[start of Exercise materials]

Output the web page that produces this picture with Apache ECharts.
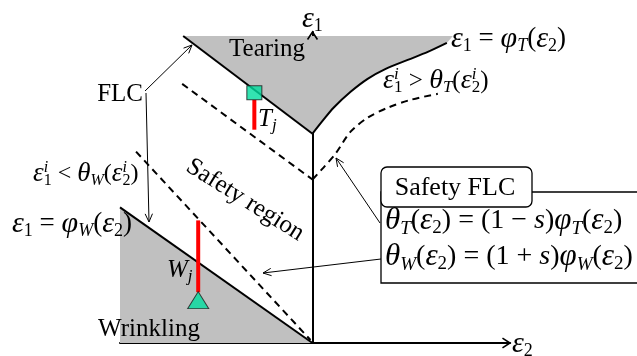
<!DOCTYPE html>
<html><head><meta charset="utf-8">
<script src="https://cdn.jsdelivr.net/npm/echarts@6/dist/echarts.min.js"></script>
<style>html,body{margin:0;padding:0;background:#fff}#c{width:637px;height:356px}</style>
</head><body><div id="c"></div>
<script>
// ---- data (diagram units: x = ε2, y = ε1; origin where the axes cross) ----
const tearingFLC       = [[-129,308],[0,210]];
const tearingCurve     = [[0,210],[11,224],[21,236],[38,252],[55,265],[73,275],[95,284],[115,292],[134,301]];
const tearingTopCorner = [[140,308]];
const safetyTearLine   = [[-130,260],[0,164]];
const safetyTearCurve  = [[0,164],[11,176],[23,190],[38,212],[55,226],[75,236],[98,244],[125,250]];
const wrinklingFLC     = [[-192,136],[0,0]];
const wrinklingCorner  = [[-192,0]];
const safetyWrinkLine  = [[-176,192],[-2,3]];
const tearBar          = [[-58,244],[-58,214]];
const tearPoint        = [[-58,251]];
const wrinkBar         = [[-114,123],[-114,51]];
const wrinkPoint       = [[-114,43]];
const xRange = [-192,197];
const yRange = [0,312];

const tearPoly  = [tearingFLC[0]].concat(tearingCurve, tearingTopCorner);
const wrinkPoly = wrinklingFLC.concat(wrinklingCorner);

const SERIF = '"Liberation Serif","Times New Roman",serif';
const GRAY = '#c0c0c0', GREEN = '#00dc9e', RED = '#ff0000';

function mathStyles(size, gf){
  gf = gf || 1.12;
  const s = Math.round(size*0.68), lh = Math.round(size*1.2);
  const base = {fontFamily:SERIF, fill:'#000'};
  return {
    n: Object.assign({}, base, {fontSize:size, lineHeight:lh}),
    i: Object.assign({}, base, {fontSize:size, lineHeight:lh, fontStyle:'italic'}),
    g: Object.assign({}, base, {fontSize:Math.round(size*gf), lineHeight:lh, fontStyle:'italic'}),
    b: Object.assign({}, base, {fontSize:s, lineHeight:s, verticalAlign:'bottom'}),
    bi: Object.assign({}, base, {fontSize:s, lineHeight:s, verticalAlign:'bottom', fontStyle:'italic'}),
    p: Object.assign({}, base, {fontSize:s, lineHeight:Math.round(size*0.5), verticalAlign:'top', fontStyle:'italic', width:0})
  };
}
function mtext(x, y, str, size, opts){
  opts = opts || {};
  const align = opts.align || 'left';
  return {
    type:'text', x:x, y:y, rotation: opts.rotation || 0, z:10,
    style:{
      text:str, rich: mathStyles(size, opts.gf),
      fontFamily:SERIF, fontSize:size, fill:'#000',
      align:align, textAlign:align, verticalAlign:'middle', textVerticalAlign:'middle'
    }
  };
}
function ptext(x, y, str, size, opts){
  opts = opts || {};
  const align = opts.align || 'center';
  return {
    type:'text', x:x, y:y, rotation: opts.rotation || 0, z:10,
    style:{ text:str, fontFamily:SERIF, fontSize:size, fill:'#000',
      align:align, textAlign:align, verticalAlign:'middle', textVerticalAlign:'middle' }
  };
}
function arrowHead(x2,y2,a,L,h,w){
  const p1 = [x2 - L*Math.cos(a-h), y2 - L*Math.sin(a-h)];
  const p2 = [x2 - L*Math.cos(a+h), y2 - L*Math.sin(a+h)];
  return {type:'polyline', z:5, shape:{points:[p1,[x2,y2],p2]}, style:{stroke:'#000', lineWidth:w, fill:'none'}};
}
function arrow(x1,y1,x2,y2){
  const a = Math.atan2(y2-y1, x2-x1);
  return [
    {type:'line', z:5, shape:{x1:x1,y1:y1,x2:x2,y2:y2}, style:{stroke:'#000', lineWidth:1}},
    arrowHead(x2,y2,a,9,0.42,1)
  ];
}
function polySeries(poly){
  return {
    type:'custom', coordinateSystem:'cartesian2d', z:1, silent:true, clip:false,
    data:[[0,0]],
    renderItem: function(params, api){
      return {type:'polygon', shape:{points: poly.map(p => api.coord(p))}, style:{fill:GRAY}};
    }
  };
}
function lineSeries(data, dashed, smooth, color, width){
  return {
    type:'line', data:data, showSymbol:false, symbol:'none', smooth: smooth || false,
    z: 3, silent:true, animation:false, clip:false,
    lineStyle:{color: color || '#000', width: width || 2, type: dashed ? [7,5] : 'solid'}
  };
}

const chart = echarts.init(document.getElementById('c'), null, {renderer:'canvas'});
chart.setOption({
  animation:false,
  backgroundColor:'#fff',
  grid:{left:120, right:127, top:32, bottom:13, containLabel:false},
  xAxis:{type:'value', min:xRange[0], max:xRange[1],
    axisLine:{onZero:true, lineStyle:{color:'#000', width:2}},
    axisTick:{show:false}, axisLabel:{show:false}, splitLine:{show:false}},
  yAxis:{type:'value', min:yRange[0], max:yRange[1],
    axisLine:{onZero:true, lineStyle:{color:'#000', width:2}},
    axisTick:{show:false}, axisLabel:{show:false}, splitLine:{show:false}},
  series:[
    polySeries(tearPoly),
    polySeries(wrinkPoly),
    lineSeries(tearingFLC),
    lineSeries(tearingCurve, false, 0.3),
    lineSeries(safetyTearLine, true),
    lineSeries(safetyTearCurve, true, 0.3),
    lineSeries(wrinklingFLC),
    lineSeries(safetyWrinkLine, true),
    lineSeries(tearBar, false, false, RED, 4),
    lineSeries(wrinkBar, false, false, RED, 4),
    {type:'scatter', data:tearPoint, symbol:'rect', symbolSize:[15,14], z:6, silent:true,
      itemStyle:{color:GREEN, borderColor:'#1a1a1a', borderWidth:1}},
    {type:'scatter', data:wrinkPoint, symbol:'triangle', symbolSize:[21,17], z:6, silent:true,
      itemStyle:{color:GREEN, borderColor:'#1a1a1a', borderWidth:1}}
  ]
});

// axis arrowheads at the ends of the axes
const yEnd = chart.convertToPixel({gridIndex:0}, [0, yRange[1]]);
const xEnd = chart.convertToPixel({gridIndex:0}, [xRange[1], 0]);

const graphics = [].concat(
  [arrowHead(yEnd[0], yEnd[1], -Math.PI/2, 9, 0.58, 1.6),
   arrowHead(xEnd[0], xEnd[1], 0, 9, 0.58, 1.6)],
  // Safety FLC box
  [{type:'rect', z:4, shape:{x:381, y:192, width:270, height:91}, style:{fill:'#fff', stroke:'#000', lineWidth:1.3}},
   {type:'rect', z:4, shape:{x:381, y:167, width:151, height:40, r:6}, style:{fill:'#fff', stroke:'#000', lineWidth:1.3}}],
  arrow(145,91,192,45),
  arrow(146,93,149,222),
  arrow(380,223,336,158),
  arrow(381,259,263,273),
  [
    ptext(267,49,'Tearing',25),
    ptext(149,329,'Wrinkling',25),
    ptext(143,94,'FLC',25,{align:'right'}),
    ptext(455,188,'Safety FLC',26),
    ptext(245,200,'Safety region',25,{rotation:-32*Math.PI/180}),
    mtext(302,19,'{g|ε}{b|1}',27),
    mtext(512,344,'{g|ε}{b|2}',27),
    mtext(451,39,'{g|ε}{b|1}{n| = }{g|φ}{bi|T}{n|(}{g|ε}{b|2}{n|)}',27),
    mtext(383,81,'{g|ε}{p|i}{b|1}{n| > }{g|θ}{bi|T}{n|(}{g|ε}{p|i}{b|2}{n|)}',25),
    mtext(33,174,'{g|ε}{p|i}{b|1}{n| < }{g|θ}{bi|W}{n|(}{g|ε}{p|i}{b|2}{n|)}',24),
    mtext(12,224,'{g|ε}{b|1}{n| = }{g|φ}{bi|W}{n|(}{g|ε}{b|2}{n|)}',27),
    mtext(258,119,'{i|T}{bi|j}',25),
    mtext(167,270,'{i|W}{bi|j}',25),
    mtext(385,221,'{g|θ}{bi|T}{n|(}{g|ε}{b|2}{n|) = (1 − }{i|s}{n|)}{g|φ}{bi|T}{n|(}{g|ε}{b|2}{n|)}',28),
    mtext(385,257,'{g|θ}{bi|W}{n|(}{g|ε}{b|2}{n|) = (1 + }{i|s}{n|)}{g|φ}{bi|W}{n|(}{g|ε}{b|2}{n|)}',28)
  ]
);
chart.setOption({graphic:{elements:graphics}});
</script></body></html>
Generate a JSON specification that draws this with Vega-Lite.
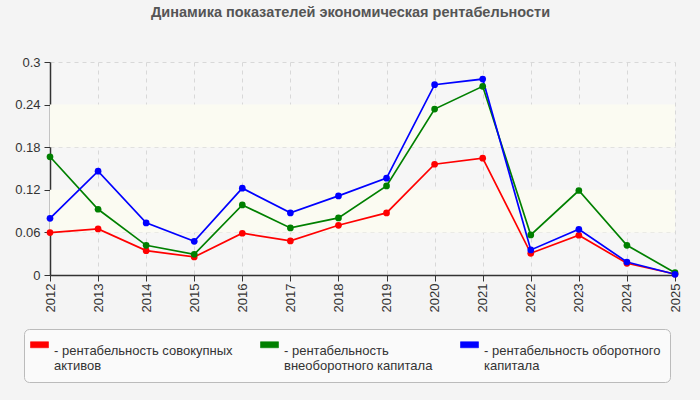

[end of Exercise materials]

Task: Tally up the lines in the records containing the word "that", then give the count and nothing else.

Task result: 2